» Raw records:
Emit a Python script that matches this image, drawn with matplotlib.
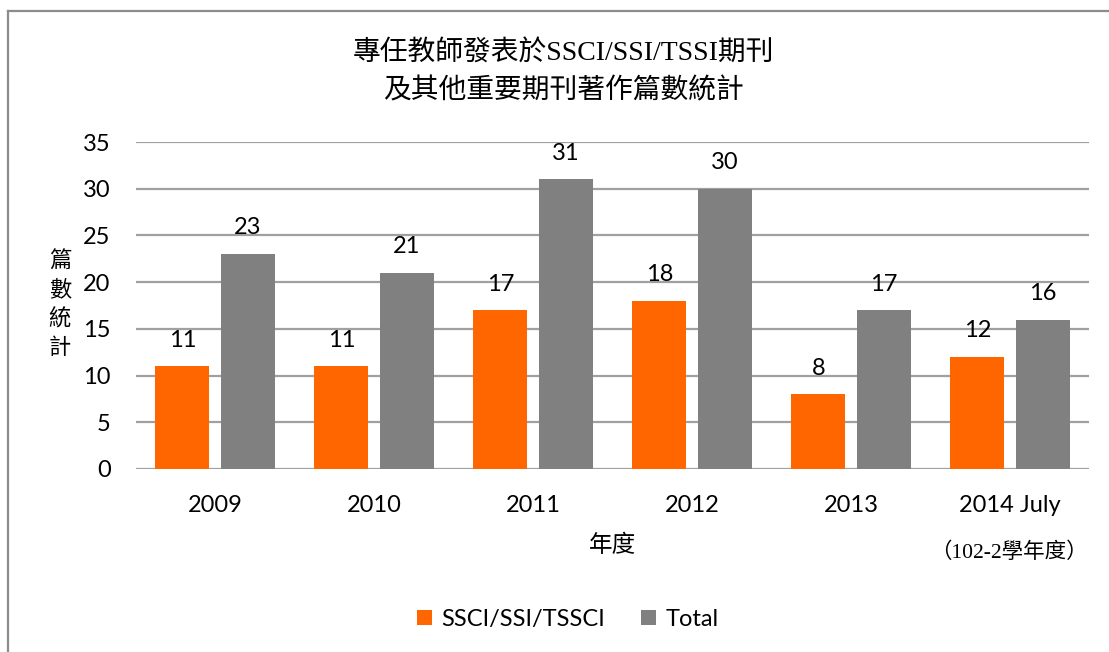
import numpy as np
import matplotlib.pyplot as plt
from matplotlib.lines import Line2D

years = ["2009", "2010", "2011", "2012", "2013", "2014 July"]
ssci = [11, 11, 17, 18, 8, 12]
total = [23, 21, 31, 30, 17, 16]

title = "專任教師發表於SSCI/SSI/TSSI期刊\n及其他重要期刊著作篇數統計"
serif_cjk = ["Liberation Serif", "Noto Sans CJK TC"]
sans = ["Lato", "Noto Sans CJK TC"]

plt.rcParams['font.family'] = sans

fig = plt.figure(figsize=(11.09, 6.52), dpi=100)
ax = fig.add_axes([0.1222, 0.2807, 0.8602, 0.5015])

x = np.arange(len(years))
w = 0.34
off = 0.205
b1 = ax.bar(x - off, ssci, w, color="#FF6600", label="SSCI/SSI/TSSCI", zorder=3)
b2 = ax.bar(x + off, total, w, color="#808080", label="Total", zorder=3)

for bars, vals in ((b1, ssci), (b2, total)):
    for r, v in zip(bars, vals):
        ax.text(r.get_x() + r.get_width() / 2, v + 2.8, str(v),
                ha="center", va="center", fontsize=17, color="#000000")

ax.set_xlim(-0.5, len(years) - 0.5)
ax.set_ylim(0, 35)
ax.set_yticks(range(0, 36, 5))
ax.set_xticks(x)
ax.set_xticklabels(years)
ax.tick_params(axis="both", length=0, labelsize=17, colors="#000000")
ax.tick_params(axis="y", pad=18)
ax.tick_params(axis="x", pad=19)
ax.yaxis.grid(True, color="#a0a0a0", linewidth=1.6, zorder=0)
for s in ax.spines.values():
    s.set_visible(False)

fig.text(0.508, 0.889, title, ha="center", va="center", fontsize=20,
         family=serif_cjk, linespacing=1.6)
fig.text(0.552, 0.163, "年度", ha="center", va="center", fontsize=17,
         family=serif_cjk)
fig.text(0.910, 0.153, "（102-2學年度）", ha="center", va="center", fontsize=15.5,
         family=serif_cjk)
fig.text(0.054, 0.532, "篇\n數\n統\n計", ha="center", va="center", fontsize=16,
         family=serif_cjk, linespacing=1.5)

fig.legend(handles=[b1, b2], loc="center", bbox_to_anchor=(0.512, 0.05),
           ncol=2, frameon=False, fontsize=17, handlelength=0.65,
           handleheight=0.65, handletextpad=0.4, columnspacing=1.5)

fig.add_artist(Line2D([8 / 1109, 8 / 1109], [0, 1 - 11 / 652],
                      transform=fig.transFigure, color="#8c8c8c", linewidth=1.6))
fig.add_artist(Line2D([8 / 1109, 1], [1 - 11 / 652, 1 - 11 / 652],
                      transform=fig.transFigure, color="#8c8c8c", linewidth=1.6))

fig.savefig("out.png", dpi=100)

---

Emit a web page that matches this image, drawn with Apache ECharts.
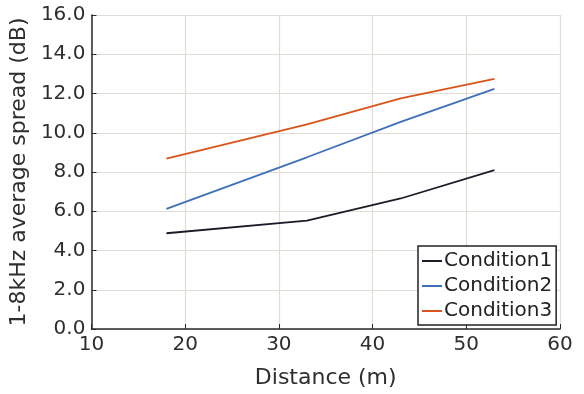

» What this task involves:
Pictures should be left out. Retype only the run of lines from the line containing "Emit a Python" to the line containing "from matplotlib.lines import Line2D", inclusive.

» Written response:
Emit a Python script that matches this image, drawn with matplotlib.
import numpy as np
import matplotlib.pyplot as plt
from matplotlib.lines import Line2D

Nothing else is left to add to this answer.